*WHAT IS NEEDED:* Only the lines from the top of the listing below to the line that has "(0,\g) -- (637,\g);" should be echoed, with both ends kept and pictures left out.

Start

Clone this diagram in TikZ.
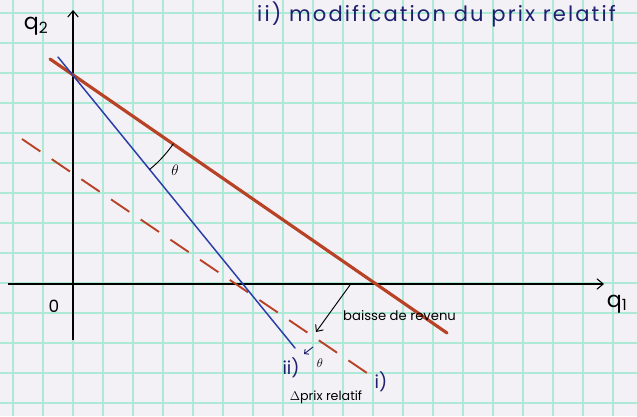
\documentclass[tikz,border=0pt]{standalone}
\usepackage{fontspec}
\setmainfont{Poppins}
\newfontfamily\widehand[LetterSpace=10]{Poppins}
\usetikzlibrary{arrows.meta, positioning, calc}
\definecolor{gridcyan}{RGB}{172,234,214}
\definecolor{paper}{RGB}{244,241,246}
\definecolor{pencilred}{RGB}{184,66,38}
\definecolor{penblue}{RGB}{42,62,170}
\definecolor{inkblue}{RGB}{30,32,110}

\begin{document}
\begin{tikzpicture}[
    x=0.03333cm, y=-0.03333cm,
    axis/.style={-{Straight Barb[length=6pt, width=10pt]}, line width=1pt, black},
    budget/.style={pencilred, line width=3pt, line cap=round},
    shifted/.style={pencilred, line width=1.8pt, dash pattern=on 21pt off 13pt},
    rotated/.style={penblue, line width=1.4pt, line cap=round},
    pointer/.style={-{Straight Barb[length=5pt, width=9pt]}, line width=0.9pt},
    tag/.style={inner sep=0pt, font=\fontsize{16}{18}\selectfont},
    bluetag/.style={tag, inkblue, font=\fontsize{17}{19}\selectfont}
]
\useasboundingbox (0,0) rectangle (637,416);

% squared paper
\fill[paper] (0,0) rectangle (637,416);
\foreach \g in {13,43,...,613} \draw[gridcyan, line width=1.4pt] (\g,0) -- (\g,416);
\foreach \g in {13,43,...,403} \draw[gridcyan, line width=1.4pt] (0,\g) -- (637,\g);

% Axes
\coordinate (ybot) at (73,340);
\coordinate (ytop) at (73,10);
\coordinate (xleft) at (8,284);
\coordinate (xright) at (604,284);
\draw[axis] (ybot) -- (ytop);
\draw[axis] (xleft) -- (xright);
\node[tag, font=\fontsize{21}{23}\selectfont] (q2) at (36,26) {q\textsubscript{2}};
\node[tag, font=\fontsize{21}{23}\selectfont] (q1) at (617,304) {q\textsubscript{1}};
\node[tag] (zero) at (54,306) {0};

% Budget lines
\coordinate (pivot) at (72,74);
\coordinate (redA) at (50,59);
\coordinate (redB) at (447,333);
\coordinate (blueA) at (58,57);
\coordinate (blueB) at (295,348);
\coordinate (dashA) at (22,139);
\coordinate (dashB) at (367,373);
\draw[shifted] (dashA) -- (dashB);
\draw[budget] (redA) -- (redB);
\draw[rotated] (blueA) -- (blueB);

% Angle between the two lines
\draw[line width=0.9pt] ($(pivot)+(-50.9:4.1cm)$) arc[start angle=-50.9, end angle=-34.5, radius=4.1cm];
\node[tag, font=\fontsize{15}{17}\selectfont] (theta) at (175,170) {$\theta$};

% Annotations
\node[inkblue, anchor=west, inner sep=0pt, font=\widehand\fontsize{20}{23}\selectfont] (title) at (257,14) {ii) modification du prix relatif};
\coordinate (dropstart) at (350,285);
\coordinate (droptip) at (316,332);
\draw[pointer] (dropstart) -- (droptip);
\node[tag, anchor=west, font=\fontsize{12.5}{14}\selectfont] (revenu) at (343,316) {baisse de revenu};

\node[bluetag] (two) at (291,368) {ii)};
\node[tag, font=\fontsize{13}{15}\selectfont] (theta2) at (320,363) {$\theta$};
\coordinate (tickstart) at (313,347);
\coordinate (ticktip) at (304,354);
\draw[pointer, inkblue, -{Straight Barb[length=3pt, width=6pt]}] (tickstart) -- (ticktip);
\node[bluetag] (one) at (381,382) {i)};
\node[tag, font=\fontsize{12}{14}\selectfont] (prix) at (326,397) {$\Delta$prix relatif};

\end{tikzpicture}
\end{document}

End

*FULL OUTPUT:*
Clone this diagram in TikZ.
\documentclass[tikz,border=0pt]{standalone}
\usepackage{fontspec}
\setmainfont{Poppins}
\newfontfamily\widehand[LetterSpace=10]{Poppins}
\usetikzlibrary{arrows.meta, positioning, calc}
\definecolor{gridcyan}{RGB}{172,234,214}
\definecolor{paper}{RGB}{244,241,246}
\definecolor{pencilred}{RGB}{184,66,38}
\definecolor{penblue}{RGB}{42,62,170}
\definecolor{inkblue}{RGB}{30,32,110}

\begin{document}
\begin{tikzpicture}[
    x=0.03333cm, y=-0.03333cm,
    axis/.style={-{Straight Barb[length=6pt, width=10pt]}, line width=1pt, black},
    budget/.style={pencilred, line width=3pt, line cap=round},
    shifted/.style={pencilred, line width=1.8pt, dash pattern=on 21pt off 13pt},
    rotated/.style={penblue, line width=1.4pt, line cap=round},
    pointer/.style={-{Straight Barb[length=5pt, width=9pt]}, line width=0.9pt},
    tag/.style={inner sep=0pt, font=\fontsize{16}{18}\selectfont},
    bluetag/.style={tag, inkblue, font=\fontsize{17}{19}\selectfont}
]
\useasboundingbox (0,0) rectangle (637,416);

% squared paper
\fill[paper] (0,0) rectangle (637,416);
\foreach \g in {13,43,...,613} \draw[gridcyan, line width=1.4pt] (\g,0) -- (\g,416);
\foreach \g in {13,43,...,403} \draw[gridcyan, line width=1.4pt] (0,\g) -- (637,\g);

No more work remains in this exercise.